Le dispositif électoral : rigueur ou verrouillage politique ?
Pour la CENA et la Cour, la loi est claire : pas de 28 parrainages, pas de candidature.
Mais plusieurs observateurs dénoncent une instrumentalisation politique du dispositif. Certains élus de l’opposition affirment que des pressions ont été exercées pour dissuader les députés ou maires de parrainer le duo des Démocrates.
Un juriste proche du parti commente :
« Ce n’est pas la loi qui tue la démocratie, c’est la manière dont on s’en sert. »
L’opposition béninoise : l’éternelle désunion
Au-delà du cas Les Démocrates, cette débâcle illustre la désorganisation chronique de l’opposition béninoise.
Aucune alliance stratégique n’a été scellée pour mutualiser les parrainages ou anticiper les blocages.
Les ambitions personnelles ont primé sur la cause commune, laissant le champ libre à la mouvance présidentielle.

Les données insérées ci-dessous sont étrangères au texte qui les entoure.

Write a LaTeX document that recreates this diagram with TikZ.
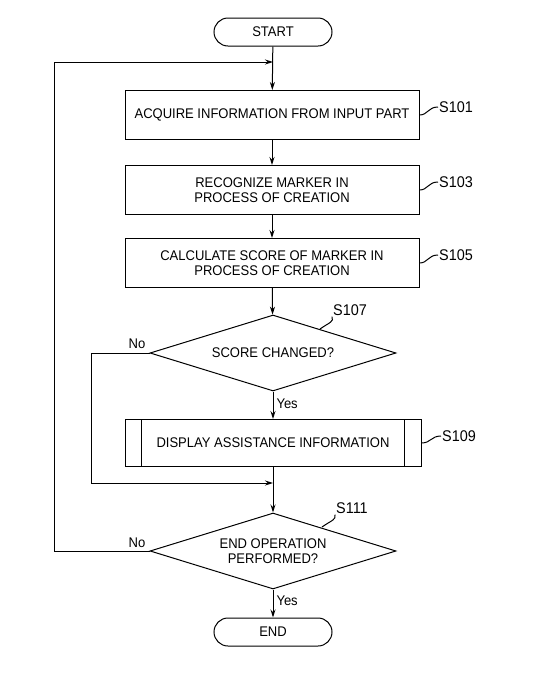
\documentclass[tikz,border=0pt]{standalone}
\usepackage{fontspec}
\setmainfont[FakeStretch=0.93]{Liberation Sans}
\usetikzlibrary{shapes.geometric,arrows.meta}
\begin{document}
\begin{tikzpicture}[x=1pt,y=-1pt,
  every node/.style={font=\fontsize{14}{15}\selectfont},
  line/.style={line width=1pt},
  arr/.style={line width=1pt,-{Stealth[length=8pt,width=5pt]}},
  term/.style={draw,line width=1pt,rounded corners=14pt,minimum width=118pt,minimum height=28pt,inner sep=0pt},
  pbox/.style={draw,line width=1pt,minimum width=294pt,minimum height=49pt,inner sep=0pt,align=center},
  dec/.style={draw,line width=1pt,diamond,aspect=3.2,minimum width=246pt,minimum height=76pt,inner sep=0pt,align=center},
  steplbl/.style={font=\fontsize{15.5}{16}\selectfont,inner sep=1pt},
  yn/.style={font=\fontsize{14}{15}\selectfont,inner sep=1pt}]
\useasboundingbox (0,0) rectangle (537,681);
\node[term] (start) at (273,32) {START};
\node[pbox] (s101) at (272,115) {ACQUIRE INFORMATION FROM INPUT PART};
\node[pbox] (s103) at (272,190) {RECOGNIZE MARKER IN\\PROCESS OF CREATION};
\node[pbox] (s105) at (272,263) {CALCULATE SCORE OF MARKER IN\\PROCESS OF CREATION};
\node[dec] (d1) at (273,353) {SCORE CHANGED?};
\node[pbox,minimum width=296pt,minimum height=47pt] (s109) at (273,443) {DISPLAY ASSISTANCE INFORMATION};
\draw[line] ([xshift=17pt]s109.north west) -- ([xshift=17pt]s109.south west);
\draw[line] ([xshift=-17pt]s109.north east) -- ([xshift=-17pt]s109.south east);
\node[dec] (d2) at (273,551) {END OPERATION\\PERFORMED?};
\node[term] (end) at (273,632) {END};
% step labels
\node[steplbl,anchor=west] (l101) at (438,107) {S101};
\node[steplbl,anchor=west] (l103) at (438,182) {S103};
\node[steplbl,anchor=west] (l105) at (438,255) {S105};
\node[steplbl,anchor=west] (l109) at (441,436) {S109};
\node[steplbl] (l107) at (350,310) {S107};
\node[steplbl] (l111) at (352,508) {S111};
\draw[line] (s101.east) .. controls (428,115) and (428,107) .. (l101.west);
\draw[line] (s103.east) .. controls (428,190) and (428,182) .. (l103.west);
\draw[line] (s105.east) .. controls (428,263) and (428,255) .. (l105.west);
\draw[line] (s109.east) .. controls (431,443) and (431,436) .. (l109.west);
\coordinate (c107) at (320,329);
\coordinate (c111) at (322,527);
\draw[line] (c107) .. controls (330,322) and (334,322) .. (l107.south west);
\draw[line] (c111) .. controls (332,520) and (336,520) .. (l111.south west);
% flow
\coordinate (j1) at (273,62);
\coordinate (j2) at (273,483);
\coordinate (a1) at (91,353);
\coordinate (a2) at (91,483);
\coordinate (b1) at (54,551);
\coordinate (b2) at (54,62);
\draw[arr] (start) -- (s101);
\draw[arr] (s101) -- (s103);
\draw[arr] (s103) -- (s105);
\draw[arr] (s105) -- (d1);
\draw[arr] (d1) -- node[yn,anchor=west,pos=0.45,xshift=2pt] (y1) {Yes} (s109);
\draw[arr] (s109) -- (d2);
\draw[arr] (d2) -- node[yn,anchor=west,pos=0.4,xshift=2pt] (y2) {Yes} (end);
\draw[arr] (d1.west) -- (a1) -- (a2) -- (j2);
\draw[arr] (d2.west) -- (b1) -- (b2) -- (j1);
\node[yn] (n1) at (137,344) {No};
\node[yn] (n2) at (137,543) {No};
\end{tikzpicture}
\end{document}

Une leçon politique et institutionnelle
L’élimination du duo des Démocrates restera un tournant dans l’histoire politique récente du Bénin.
Elle rappelle que dans un régime hyper-institutionnalisé, la moindre faille administrative peut devenir une arme politique.
Mais elle souligne aussi la nécessité, pour tout parti d’opposition, de bâtir une machine électorale disciplinée, prévoyante et soudée.
Comme le dirait un militant rencontré à Cotonou le lendemain du verdict :
« On ne peut pas affronter un système bien huilé avec un parti mal organisé. »
La débâcle du parti Les Démocrates à la présidentielle de 2026 n’est pas un simple accident de parcours.
Elle résulte d’un enchaînement d’erreurs internes, de calculs politiques externes et d’une rigueur institutionnelle qui, bien que légale, a eu des effets politiques dévastateurs.
Le parti paie le prix de sa fragilité organisationnelle, mais aussi celui d’un environnement où la compétition électorale reste, pour beaucoup, une épreuve de survie.
En définitive, l’histoire retiendra que le principal parti d’opposition a été éliminé non par la voix des urnes, mais par la logique du parrainage.
Un épisode amer pour la démocratie béninoise — et un avertissement pour ceux qui rêvent encore d’alternance.